- Battle of Hefei: Part of the wars of the Three Kingdoms period
| Date | 233 |
| Location | Hefei, Anhui, China |
| Result | Cao Wei victory; Eastern Wu retreat |

Belligerents
- Cao Wei: Eastern Wu

Commanders and leaders
- Man Chong: Sun Quan

= Battle of Hefei (233) =

Battle between Eastern Wu and Cao Wei in 233

The Battle of Hefei was fought between the contending states of Cao Wei and Eastern Wu in 233 during the Three Kingdoms period of China.

==Background==
In 230, the Cao Wei state constructed a new fortress at Hefei to defend against its rival state of Wu.
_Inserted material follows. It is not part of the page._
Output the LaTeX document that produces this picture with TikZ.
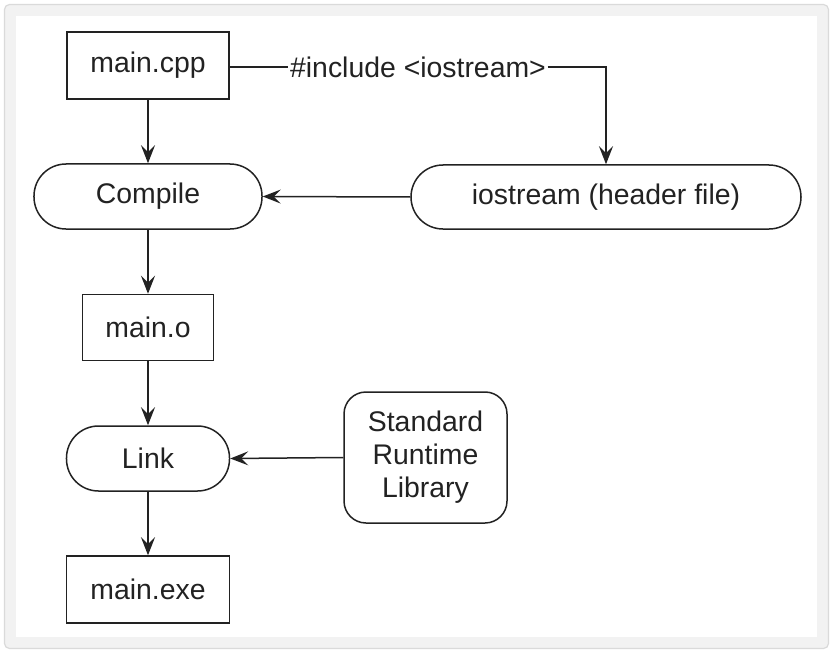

The fortress is referred to as "Xincheng" (新城; literally: "new city/fortress") in historical sources.

==The battle==
In 233, the Wu emperor Sun Quan led an army across the Yangtze River to attack Xincheng. However, as the fortress was located very inland, Sun Quan's forces remained on their ships for more than 20 days. Man Chong, the Wei general defending Xincheng, secretly sent 6,000 infantry and cavalry to wait in ambush near the river. When Sun Quan's forces set foot on land, they were suddenly attacked by the Wei army lying in ambush. Hundreds of Wu soldiers were killed while others drowned in the river as they attempted to flee. Sun Quan ordered a retreat after his defeat. He later sent Quan Cong to attack Lu'an, but Quan was unsuccessful and withdrew as well.